__GIVEN REQUEST__. Return all lines below containing the word "this".

== GIVEN RECORDS

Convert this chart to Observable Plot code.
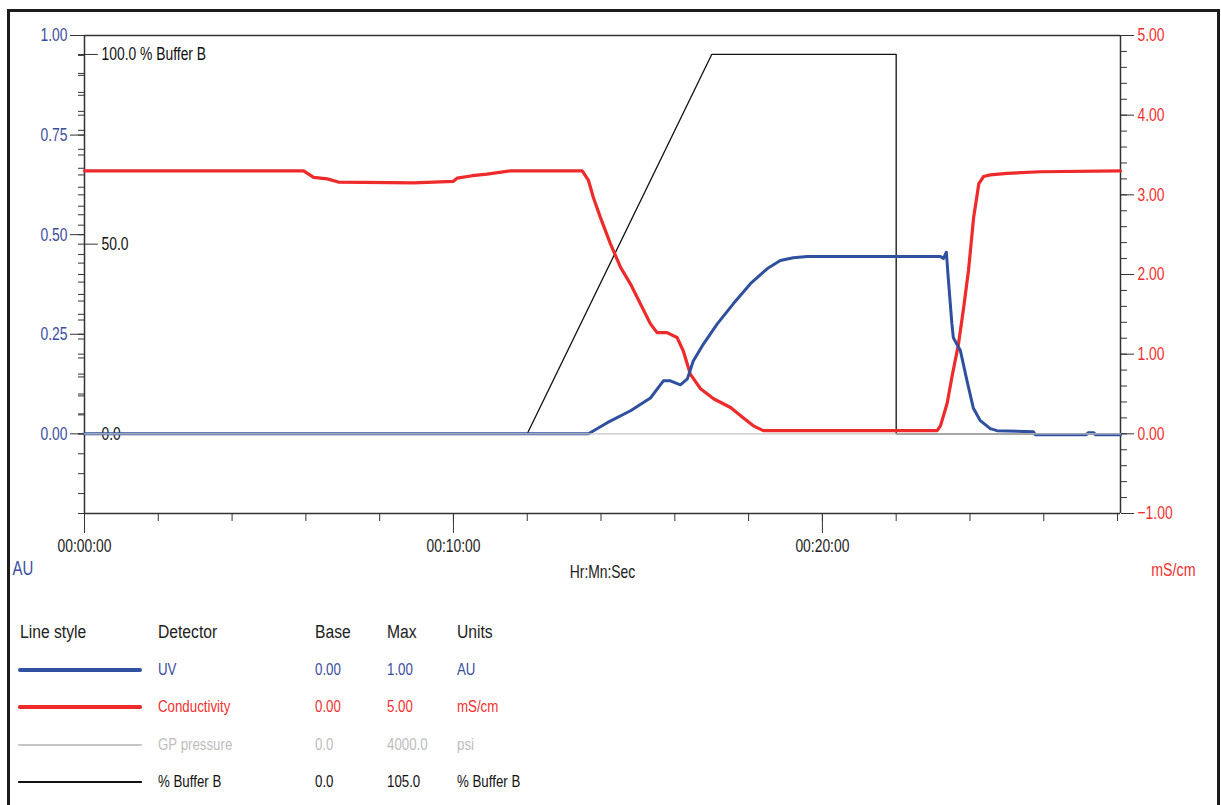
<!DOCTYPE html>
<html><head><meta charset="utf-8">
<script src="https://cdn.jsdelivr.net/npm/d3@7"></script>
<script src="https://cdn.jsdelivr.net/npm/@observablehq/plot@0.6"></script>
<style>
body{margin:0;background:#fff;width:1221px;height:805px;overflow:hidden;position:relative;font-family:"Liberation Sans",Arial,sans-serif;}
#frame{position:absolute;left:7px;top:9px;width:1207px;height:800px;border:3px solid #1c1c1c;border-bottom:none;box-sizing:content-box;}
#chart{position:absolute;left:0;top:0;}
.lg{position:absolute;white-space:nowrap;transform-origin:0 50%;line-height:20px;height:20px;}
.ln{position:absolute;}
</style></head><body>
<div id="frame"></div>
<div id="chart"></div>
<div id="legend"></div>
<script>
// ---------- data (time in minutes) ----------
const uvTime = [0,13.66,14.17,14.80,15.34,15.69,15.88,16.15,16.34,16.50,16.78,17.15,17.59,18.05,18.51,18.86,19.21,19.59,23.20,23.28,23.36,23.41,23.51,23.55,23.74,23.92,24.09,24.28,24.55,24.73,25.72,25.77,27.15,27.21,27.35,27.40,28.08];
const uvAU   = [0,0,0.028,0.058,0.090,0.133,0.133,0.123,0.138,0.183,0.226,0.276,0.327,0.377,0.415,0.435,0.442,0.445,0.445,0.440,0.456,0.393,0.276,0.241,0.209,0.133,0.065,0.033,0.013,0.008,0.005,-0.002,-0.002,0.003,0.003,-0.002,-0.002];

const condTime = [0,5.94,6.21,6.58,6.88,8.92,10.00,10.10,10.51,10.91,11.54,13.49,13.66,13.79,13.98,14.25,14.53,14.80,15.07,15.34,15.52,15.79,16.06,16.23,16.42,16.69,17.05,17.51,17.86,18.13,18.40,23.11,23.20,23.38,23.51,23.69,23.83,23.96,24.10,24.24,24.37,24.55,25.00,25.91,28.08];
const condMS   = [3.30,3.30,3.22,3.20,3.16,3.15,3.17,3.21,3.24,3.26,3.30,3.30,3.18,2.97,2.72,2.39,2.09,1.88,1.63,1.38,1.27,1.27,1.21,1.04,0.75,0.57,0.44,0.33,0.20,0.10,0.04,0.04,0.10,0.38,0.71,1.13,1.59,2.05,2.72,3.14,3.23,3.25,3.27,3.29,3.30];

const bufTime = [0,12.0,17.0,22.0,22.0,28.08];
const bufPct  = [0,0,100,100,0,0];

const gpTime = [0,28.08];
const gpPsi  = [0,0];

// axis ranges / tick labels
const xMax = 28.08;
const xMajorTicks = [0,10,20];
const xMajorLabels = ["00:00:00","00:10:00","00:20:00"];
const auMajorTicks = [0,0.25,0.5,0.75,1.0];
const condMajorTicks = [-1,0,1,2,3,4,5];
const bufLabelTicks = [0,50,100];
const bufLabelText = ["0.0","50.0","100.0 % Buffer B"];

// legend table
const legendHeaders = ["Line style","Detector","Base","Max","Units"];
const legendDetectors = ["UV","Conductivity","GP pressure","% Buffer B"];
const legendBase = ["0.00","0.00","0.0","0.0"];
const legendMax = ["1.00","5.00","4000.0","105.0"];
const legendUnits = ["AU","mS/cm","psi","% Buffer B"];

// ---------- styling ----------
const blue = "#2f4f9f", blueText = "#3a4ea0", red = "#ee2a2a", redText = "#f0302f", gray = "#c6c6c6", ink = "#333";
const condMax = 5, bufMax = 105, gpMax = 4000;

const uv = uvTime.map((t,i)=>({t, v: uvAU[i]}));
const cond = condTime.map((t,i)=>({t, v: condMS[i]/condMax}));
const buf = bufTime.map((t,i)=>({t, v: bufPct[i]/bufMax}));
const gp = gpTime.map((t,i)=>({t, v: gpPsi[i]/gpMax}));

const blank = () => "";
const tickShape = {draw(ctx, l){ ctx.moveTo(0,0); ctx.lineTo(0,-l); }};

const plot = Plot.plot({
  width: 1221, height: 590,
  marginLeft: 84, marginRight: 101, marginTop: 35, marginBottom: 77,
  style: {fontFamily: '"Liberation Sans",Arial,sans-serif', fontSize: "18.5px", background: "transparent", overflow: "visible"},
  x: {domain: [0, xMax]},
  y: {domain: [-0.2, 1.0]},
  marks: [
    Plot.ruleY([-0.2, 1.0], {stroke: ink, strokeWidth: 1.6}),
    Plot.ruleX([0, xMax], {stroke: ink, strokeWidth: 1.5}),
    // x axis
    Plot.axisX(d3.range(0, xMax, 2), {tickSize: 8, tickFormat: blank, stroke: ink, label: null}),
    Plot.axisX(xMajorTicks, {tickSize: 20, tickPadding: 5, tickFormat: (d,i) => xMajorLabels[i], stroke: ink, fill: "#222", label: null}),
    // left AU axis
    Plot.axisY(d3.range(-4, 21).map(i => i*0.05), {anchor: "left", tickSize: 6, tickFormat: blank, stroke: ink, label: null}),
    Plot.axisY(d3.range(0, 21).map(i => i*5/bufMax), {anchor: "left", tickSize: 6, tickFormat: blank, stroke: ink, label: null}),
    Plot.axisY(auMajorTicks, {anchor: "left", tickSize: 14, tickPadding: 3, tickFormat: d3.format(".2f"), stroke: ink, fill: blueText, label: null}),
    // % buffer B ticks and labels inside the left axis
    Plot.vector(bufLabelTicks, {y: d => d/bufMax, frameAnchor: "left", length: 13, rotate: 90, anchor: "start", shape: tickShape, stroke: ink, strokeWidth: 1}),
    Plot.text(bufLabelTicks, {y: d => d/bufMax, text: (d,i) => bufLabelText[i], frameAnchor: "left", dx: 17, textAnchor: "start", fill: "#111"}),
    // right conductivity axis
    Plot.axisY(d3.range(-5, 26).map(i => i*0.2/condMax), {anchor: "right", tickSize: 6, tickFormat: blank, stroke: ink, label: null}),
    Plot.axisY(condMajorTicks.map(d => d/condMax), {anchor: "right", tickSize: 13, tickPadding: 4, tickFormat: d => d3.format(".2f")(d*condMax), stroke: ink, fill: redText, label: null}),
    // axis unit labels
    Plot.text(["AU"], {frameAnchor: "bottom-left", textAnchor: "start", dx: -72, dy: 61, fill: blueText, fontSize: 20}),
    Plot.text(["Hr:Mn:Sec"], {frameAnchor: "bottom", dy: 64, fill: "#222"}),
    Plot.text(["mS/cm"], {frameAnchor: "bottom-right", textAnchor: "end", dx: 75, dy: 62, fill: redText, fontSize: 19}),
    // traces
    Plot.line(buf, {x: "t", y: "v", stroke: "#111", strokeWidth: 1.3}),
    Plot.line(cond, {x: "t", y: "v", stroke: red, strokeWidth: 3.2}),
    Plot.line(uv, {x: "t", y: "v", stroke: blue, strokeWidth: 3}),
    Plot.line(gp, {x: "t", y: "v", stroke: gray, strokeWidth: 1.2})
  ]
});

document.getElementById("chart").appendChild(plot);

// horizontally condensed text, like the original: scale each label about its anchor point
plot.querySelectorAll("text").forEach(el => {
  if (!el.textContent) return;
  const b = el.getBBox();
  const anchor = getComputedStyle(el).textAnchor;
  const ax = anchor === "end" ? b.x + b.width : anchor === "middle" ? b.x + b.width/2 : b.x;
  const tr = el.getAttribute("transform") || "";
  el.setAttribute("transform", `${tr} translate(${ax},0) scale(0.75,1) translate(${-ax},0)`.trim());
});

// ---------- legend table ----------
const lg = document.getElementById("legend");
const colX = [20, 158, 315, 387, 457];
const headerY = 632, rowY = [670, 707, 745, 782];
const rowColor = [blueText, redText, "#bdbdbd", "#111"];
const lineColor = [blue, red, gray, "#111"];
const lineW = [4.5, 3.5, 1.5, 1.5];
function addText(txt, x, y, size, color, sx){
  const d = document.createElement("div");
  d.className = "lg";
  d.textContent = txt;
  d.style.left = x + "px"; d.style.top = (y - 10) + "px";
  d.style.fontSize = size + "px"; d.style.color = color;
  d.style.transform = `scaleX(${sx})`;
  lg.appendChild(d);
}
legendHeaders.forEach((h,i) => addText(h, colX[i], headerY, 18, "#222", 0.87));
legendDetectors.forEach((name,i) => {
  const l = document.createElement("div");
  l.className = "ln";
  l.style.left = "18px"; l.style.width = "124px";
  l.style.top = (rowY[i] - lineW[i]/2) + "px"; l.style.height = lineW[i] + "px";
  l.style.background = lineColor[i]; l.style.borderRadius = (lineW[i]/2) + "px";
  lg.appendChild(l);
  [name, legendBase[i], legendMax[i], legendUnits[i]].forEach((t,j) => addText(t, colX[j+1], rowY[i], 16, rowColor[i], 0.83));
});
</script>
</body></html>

====
== GIVEN RECORDS

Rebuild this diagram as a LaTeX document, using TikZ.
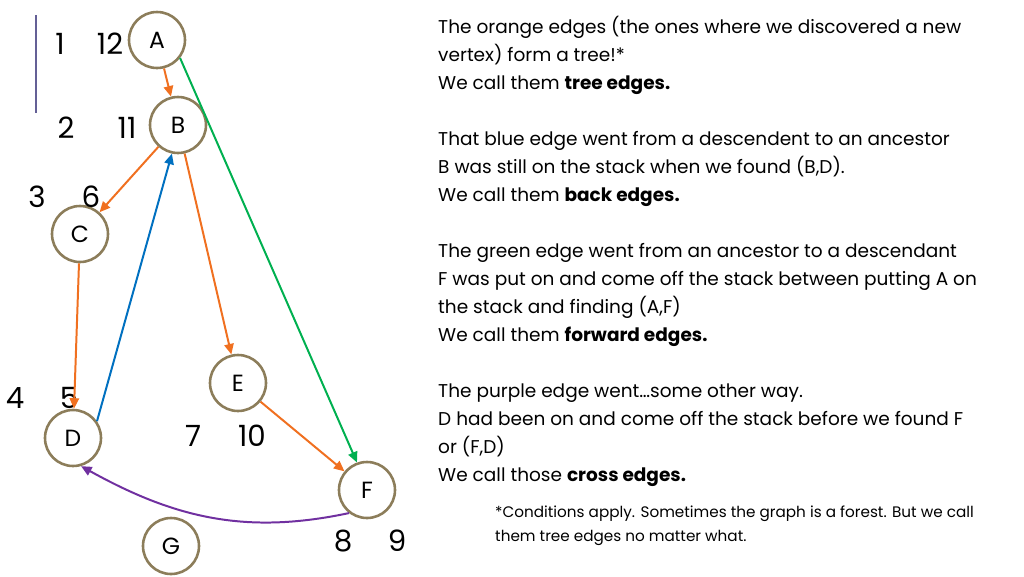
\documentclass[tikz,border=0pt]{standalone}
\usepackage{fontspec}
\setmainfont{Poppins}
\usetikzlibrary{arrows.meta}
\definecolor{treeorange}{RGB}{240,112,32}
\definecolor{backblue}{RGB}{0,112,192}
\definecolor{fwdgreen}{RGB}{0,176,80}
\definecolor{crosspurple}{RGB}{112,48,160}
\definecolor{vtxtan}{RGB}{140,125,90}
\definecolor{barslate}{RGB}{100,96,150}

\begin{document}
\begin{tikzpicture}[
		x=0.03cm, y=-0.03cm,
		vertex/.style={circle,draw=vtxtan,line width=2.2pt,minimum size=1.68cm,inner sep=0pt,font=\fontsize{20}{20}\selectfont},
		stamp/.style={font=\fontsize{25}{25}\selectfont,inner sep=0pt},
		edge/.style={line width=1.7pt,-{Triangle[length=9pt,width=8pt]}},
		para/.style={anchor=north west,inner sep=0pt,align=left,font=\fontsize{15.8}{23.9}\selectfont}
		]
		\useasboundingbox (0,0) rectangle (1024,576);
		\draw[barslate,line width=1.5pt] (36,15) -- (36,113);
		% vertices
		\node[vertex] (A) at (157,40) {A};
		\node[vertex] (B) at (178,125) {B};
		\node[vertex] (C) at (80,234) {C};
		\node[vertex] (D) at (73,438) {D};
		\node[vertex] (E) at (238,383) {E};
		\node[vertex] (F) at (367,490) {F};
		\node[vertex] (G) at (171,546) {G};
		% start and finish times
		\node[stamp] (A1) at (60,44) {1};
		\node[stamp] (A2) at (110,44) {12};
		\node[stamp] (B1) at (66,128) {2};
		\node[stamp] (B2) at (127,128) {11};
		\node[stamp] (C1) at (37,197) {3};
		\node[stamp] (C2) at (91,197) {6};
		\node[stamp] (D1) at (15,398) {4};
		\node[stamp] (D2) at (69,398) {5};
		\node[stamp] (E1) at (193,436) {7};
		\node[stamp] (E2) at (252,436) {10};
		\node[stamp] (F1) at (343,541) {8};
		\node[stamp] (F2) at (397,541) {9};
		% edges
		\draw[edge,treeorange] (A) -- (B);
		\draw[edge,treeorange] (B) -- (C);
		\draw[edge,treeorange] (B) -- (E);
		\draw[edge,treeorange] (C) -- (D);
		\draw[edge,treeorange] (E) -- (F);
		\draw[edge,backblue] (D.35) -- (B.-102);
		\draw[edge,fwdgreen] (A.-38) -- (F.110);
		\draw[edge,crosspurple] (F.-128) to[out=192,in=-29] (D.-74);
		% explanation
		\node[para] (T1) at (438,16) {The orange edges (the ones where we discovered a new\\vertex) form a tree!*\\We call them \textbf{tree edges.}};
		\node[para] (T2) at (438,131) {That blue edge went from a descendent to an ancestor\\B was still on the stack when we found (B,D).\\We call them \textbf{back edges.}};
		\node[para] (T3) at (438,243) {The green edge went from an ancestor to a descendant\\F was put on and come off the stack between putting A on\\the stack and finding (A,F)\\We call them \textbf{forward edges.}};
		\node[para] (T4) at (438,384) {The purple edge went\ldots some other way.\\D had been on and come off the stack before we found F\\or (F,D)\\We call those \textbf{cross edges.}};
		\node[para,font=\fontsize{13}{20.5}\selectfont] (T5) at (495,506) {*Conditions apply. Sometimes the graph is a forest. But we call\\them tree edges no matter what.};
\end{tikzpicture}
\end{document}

====

__OUTPUT__.
Convert this chart to Observable Plot code.
Rebuild this diagram as a LaTeX document, using TikZ.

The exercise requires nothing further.